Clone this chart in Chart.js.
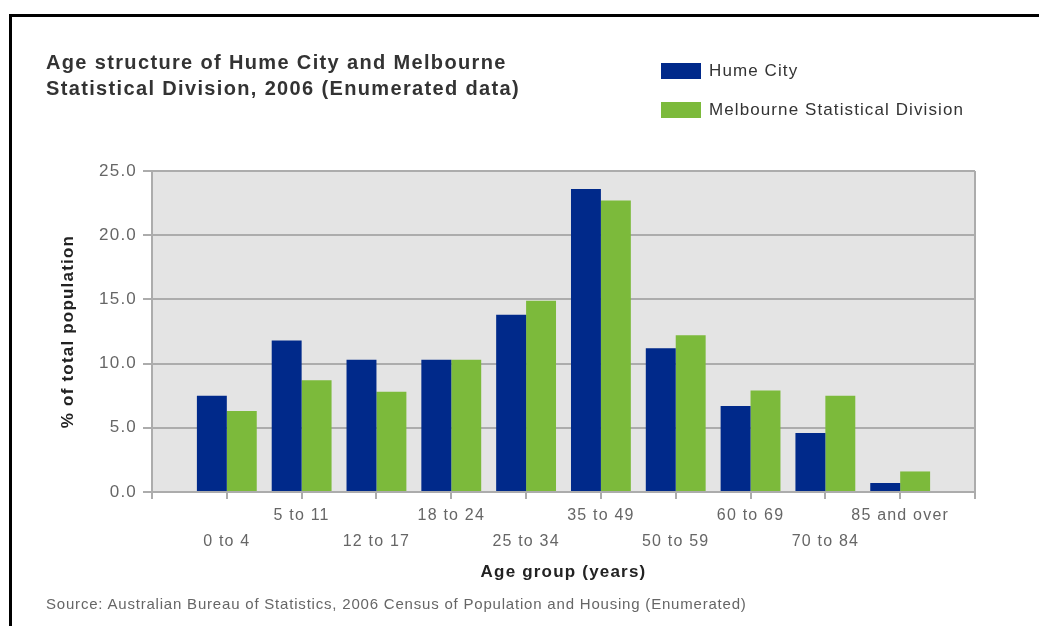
<!DOCTYPE html>
<html>
<head>
<meta charset="utf-8">
<title>Age structure of Hume City</title>
<script src="https://cdn.jsdelivr.net/npm/chart.js@4"></script>
<style>
    body {
        margin: 0;
        background: #fff;
        font-family: "Liberation Sans", Arial, sans-serif;
    }
    #wrap {
        position: relative;
        width: 1039px;
        height: 626px;
        overflow: hidden;
    }
    #frame {
        position: absolute;
        left: 9px;
        top: 14px;
        width: 1100px;
        height: 700px;
        border-top: 3px solid #000;
        border-left: 3px solid #000;
    }
    #graph {
        position: absolute;
        left: 0;
        top: 0;
    }
    #title {
        position: absolute;
        left: 46px;
        top: 49px;
        font-size: 20px;
        font-weight: bold;
        line-height: 26px;
        letter-spacing: 1.35px;
        color: #333;
    }
    #legend {
        position: absolute;
        left: 661px;
        top: 63px;
        font-size: 17px;
        letter-spacing: 1.1px;
        color: #333;
    }
    .legend-item {
        position: relative;
        height: 39px;
    }
    .legend-box {
        position: absolute;
        left: 0;
        top: 0;
        width: 40px;
        height: 16px;
    }
    .legend-text {
        position: absolute;
        left: 48px;
        top: -2px;
        line-height: 20px;
        white-space: nowrap;
    }
    #source {
        position: absolute;
        left: 46px;
        top: 595px;
        font-size: 15px;
        line-height: 18px;
        letter-spacing: 0.8px;
        color: #666;
    }
</style>
</head>
<body>
<div id="wrap">
    <div id="frame"></div>
    <canvas id="graph" width="1039" height="626"></canvas>
    <div id="title">Age structure of Hume City and Melbourne<br>Statistical Division, 2006 (Enumerated data)</div>
    <div id="legend"></div>
    <div id="source">Source: Australian Bureau of Statistics, 2006 Census of Population and Housing (Enumerated)</div>
</div>
<script>
var ageGroups = ['0 to 4', '5 to 11', '12 to 17', '18 to 24', '25 to 34', '35 to 49', '50 to 59', '60 to 69', '70 to 84', '85 and over'];
var humeCity = [7.5, 11.8, 10.3, 10.3, 13.8, 23.6, 11.2, 6.7, 4.6, 0.7];
var melbourneSD = [6.3, 8.7, 7.8, 10.3, 14.9, 22.7, 12.2, 7.9, 7.5, 1.6];
var yTicks = [0, 5, 10, 15, 20, 25];

var colors = [
    '#00298a',
    '#7cba3b'
]

var seriesNames = ['Hume City', 'Melbourne Statistical Division'];

// empty slot at each end so the axis runs one category past the first and last group
function padded(list, filler) {
    return [filler].concat(list, [filler]);
}

function getDatasets() {
    var series = [humeCity, melbourneSD];
    var sets = [];
    for (let i = 0; i < series.length; i++) {
        sets.push({
            label: seriesNames[i],
            data: padded(series[i], null),
            backgroundColor: colors[i],
            borderWidth: 0,
            categoryPercentage: 0.8,
            barPercentage: 1.0
        });
    }
    return sets;
}

function buildLegend(datasets) {
    var legend = document.getElementById("legend");
    datasets.forEach(set => {
        var item = document.createElement("div");
        item.className = "legend-item";
        item.innerHTML = '<div class="legend-box" style="background:' + set.backgroundColor + '"></div>' +
            '<div class="legend-text">' + set.label + '</div>';
        legend.appendChild(item);
    });
}

// the original renders its text a little wider than Liberation Sans
function widenText(chart) {
    chart.ctx.letterSpacing = '1.2px';
}

function showGraph() {
    var labels = padded(ageGroups, '');
    var datasets = getDatasets();
    buildLegend(datasets);

    const config = {
        type: 'bar',
        data: {
            labels: labels,
            datasets: datasets
        },
        options: {
            responsive: false,
            animation: false,
            devicePixelRatio: 1,
            layout: {
                padding: { left: 58, right: 64, top: 171, bottom: 43 }
            },
            plugins: {
                legend: { display: false },
                tooltip: { enabled: false }
            },
            scales: {
                x: {
                    offset: false,
                    afterFit: (scale) => { scale.height = 91; },
                    grid: {
                        offset: false,
                        drawOnChartArea: true,
                        color: (ctx) => (ctx.index === 0 || ctx.index === labels.length - 1) ? '#acacac' : 'rgba(0,0,0,0)',
                        tickColor: '#acacac',
                        tickLength: 7,
                        lineWidth: 2
                    },
                    border: { display: true, color: '#acacac', width: 2 },
                    ticks: {
                        autoSkip: false,
                        maxRotation: 0,
                        padding: 3,
                        color: '#666',
                        font: { family: '"Liberation Sans", Arial, sans-serif', size: 16, lineHeight: 1.65 },
                        callback: function (value, index) {
                            var label = this.getLabelForValue(value);
                            if (!label) return '';
                            // labels alternate between a lower and an upper row
                            return (index - 1) % 2 === 0 ? ['', label] : [label, ''];
                        }
                    },
                    title: {
                        display: true,
                        text: 'Age group (years)',
                        color: '#222',
                        padding: 0,
                        font: { family: '"Liberation Sans", Arial, sans-serif', size: 17, weight: 'bold' }
                    }
                },
                y: {
                    min: yTicks[0],
                    max: yTicks[yTicks.length - 1],
                    afterFit: (scale) => { scale.width = 94; },
                    afterBuildTicks: (scale) => {
                        scale.ticks = yTicks.map(v => ({ value: v }));
                    },
                    grid: {
                        color: '#acacac',
                        tickColor: '#acacac',
                        tickLength: 9,
                        lineWidth: 2
                    },
                    border: { display: true, color: '#acacac', width: 2 },
                    ticks: {
                        padding: 6,
                        color: '#666',
                        font: { family: '"Liberation Sans", Arial, sans-serif', size: 17 },
                        callback: (value) => Number(value).toFixed(1)
                    },
                    title: {
                        display: true,
                        text: '% of total population',
                        color: '#222',
                        padding: 0,
                        font: { family: '"Liberation Sans", Arial, sans-serif', size: 17, weight: 'bold' }
                    }
                }
            }
        },
        plugins: [{
            id: 'plotBackground',
            beforeUpdate: widenText,
            beforeDraw: (chart) => {
                widenText(chart);
                const area = chart.chartArea;
                const ctx = chart.ctx;
                ctx.save();
                ctx.fillStyle = '#e4e4e4';
                ctx.fillRect(area.left, area.top, area.right - area.left, area.bottom - area.top);
                ctx.restore();
            }
        }]
    };

    new Chart(
        document.getElementById("graph"),
        config
    )
}

showGraph();
</script>
</body>
</html>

──────

## STATED TASK
Reproduce the full listing faithfully, but do not carry over any pictures.

## FULL OUTPUT
Clone this chart in Chart.js.
<!DOCTYPE html>
<html>
<head>
<meta charset="utf-8">
<title>Age structure of Hume City</title>
<script src="https://cdn.jsdelivr.net/npm/chart.js@4"></script>
<style>
    body {
        margin: 0;
        background: #fff;
        font-family: "Liberation Sans", Arial, sans-serif;
    }
    #wrap {
        position: relative;
        width: 1039px;
        height: 626px;
        overflow: hidden;
    }
    #frame {
        position: absolute;
        left: 9px;
        top: 14px;
        width: 1100px;
        height: 700px;
        border-top: 3px solid #000;
        border-left: 3px solid #000;
    }
    #graph {
        position: absolute;
        left: 0;
        top: 0;
    }
    #title {
        position: absolute;
        left: 46px;
        top: 49px;
        font-size: 20px;
        font-weight: bold;
        line-height: 26px;
        letter-spacing: 1.35px;
        color: #333;
    }
    #legend {
        position: absolute;
        left: 661px;
        top: 63px;
        font-size: 17px;
        letter-spacing: 1.1px;
        color: #333;
    }
    .legend-item {
        position: relative;
        height: 39px;
    }
    .legend-box {
        position: absolute;
        left: 0;
        top: 0;
        width: 40px;
        height: 16px;
    }
    .legend-text {
        position: absolute;
        left: 48px;
        top: -2px;
        line-height: 20px;
        white-space: nowrap;
    }
    #source {
        position: absolute;
        left: 46px;
        top: 595px;
        font-size: 15px;
        line-height: 18px;
        letter-spacing: 0.8px;
        color: #666;
    }
</style>
</head>
<body>
<div id="wrap">
    <div id="frame"></div>
    <canvas id="graph" width="1039" height="626"></canvas>
    <div id="title">Age structure of Hume City and Melbourne<br>Statistical Division, 2006 (Enumerated data)</div>
    <div id="legend"></div>
    <div id="source">Source: Australian Bureau of Statistics, 2006 Census of Population and Housing (Enumerated)</div>
</div>
<script>
var ageGroups = ['0 to 4', '5 to 11', '12 to 17', '18 to 24', '25 to 34', '35 to 49', '50 to 59', '60 to 69', '70 to 84', '85 and over'];
var humeCity = [7.5, 11.8, 10.3, 10.3, 13.8, 23.6, 11.2, 6.7, 4.6, 0.7];
var melbourneSD = [6.3, 8.7, 7.8, 10.3, 14.9, 22.7, 12.2, 7.9, 7.5, 1.6];
var yTicks = [0, 5, 10, 15, 20, 25];

var colors = [
    '#00298a',
    '#7cba3b'
]

var seriesNames = ['Hume City', 'Melbourne Statistical Division'];

// empty slot at each end so the axis runs one category past the first and last group
function padded(list, filler) {
    return [filler].concat(list, [filler]);
}

function getDatasets() {
    var series = [humeCity, melbourneSD];
    var sets = [];
    for (let i = 0; i < series.length; i++) {
        sets.push({
            label: seriesNames[i],
            data: padded(series[i], null),
            backgroundColor: colors[i],
            borderWidth: 0,
            categoryPercentage: 0.8,
            barPercentage: 1.0
        });
    }
    return sets;
}

function buildLegend(datasets) {
    var legend = document.getElementById("legend");
    datasets.forEach(set => {
        var item = document.createElement("div");
        item.className = "legend-item";
        item.innerHTML = '<div class="legend-box" style="background:' + set.backgroundColor + '"></div>' +
            '<div class="legend-text">' + set.label + '</div>';
        legend.appendChild(item);
    });
}

// the original renders its text a little wider than Liberation Sans
function widenText(chart) {
    chart.ctx.letterSpacing = '1.2px';
}

function showGraph() {
    var labels = padded(ageGroups, '');
    var datasets = getDatasets();
    buildLegend(datasets);

    const config = {
        type: 'bar',
        data: {
            labels: labels,
            datasets: datasets
        },
        options: {
            responsive: false,
            animation: false,
            devicePixelRatio: 1,
            layout: {
                padding: { left: 58, right: 64, top: 171, bottom: 43 }
            },
            plugins: {
                legend: { display: false },
                tooltip: { enabled: false }
            },
            scales: {
                x: {
                    offset: false,
                    afterFit: (scale) => { scale.height = 91; },
                    grid: {
                        offset: false,
                        drawOnChartArea: true,
                        color: (ctx) => (ctx.index === 0 || ctx.index === labels.length - 1) ? '#acacac' : 'rgba(0,0,0,0)',
                        tickColor: '#acacac',
                        tickLength: 7,
                        lineWidth: 2
                    },
                    border: { display: true, color: '#acacac', width: 2 },
                    ticks: {
                        autoSkip: false,
                        maxRotation: 0,
                        padding: 3,
                        color: '#666',
                        font: { family: '"Liberation Sans", Arial, sans-serif', size: 16, lineHeight: 1.65 },
                        callback: function (value, index) {
                            var label = this.getLabelForValue(value);
                            if (!label) return '';
                            // labels alternate between a lower and an upper row
                            return (index - 1) % 2 === 0 ? ['', label] : [label, ''];
                        }
                    },
                    title: {
                        display: true,
                        text: 'Age group (years)',
                        color: '#222',
                        padding: 0,
                        font: { family: '"Liberation Sans", Arial, sans-serif', size: 17, weight: 'bold' }
                    }
                },
                y: {
                    min: yTicks[0],
                    max: yTicks[yTicks.length - 1],
                    afterFit: (scale) => { scale.width = 94; },
                    afterBuildTicks: (scale) => {
                        scale.ticks = yTicks.map(v => ({ value: v }));
                    },
                    grid: {
                        color: '#acacac',
                        tickColor: '#acacac',
                        tickLength: 9,
                        lineWidth: 2
                    },
                    border: { display: true, color: '#acacac', width: 2 },
                    ticks: {
                        padding: 6,
                        color: '#666',
                        font: { family: '"Liberation Sans", Arial, sans-serif', size: 17 },
                        callback: (value) => Number(value).toFixed(1)
                    },
                    title: {
                        display: true,
                        text: '% of total population',
                        color: '#222',
                        padding: 0,
                        font: { family: '"Liberation Sans", Arial, sans-serif', size: 17, weight: 'bold' }
                    }
                }
            }
        },
        plugins: [{
            id: 'plotBackground',
            beforeUpdate: widenText,
            beforeDraw: (chart) => {
                widenText(chart);
                const area = chart.chartArea;
                const ctx = chart.ctx;
                ctx.save();
                ctx.fillStyle = '#e4e4e4';
                ctx.fillRect(area.left, area.top, area.right - area.left, area.bottom - area.top);
                ctx.restore();
            }
        }]
    };

    new Chart(
        document.getElementById("graph"),
        config
    )
}

showGraph();
</script>
</body>
</html>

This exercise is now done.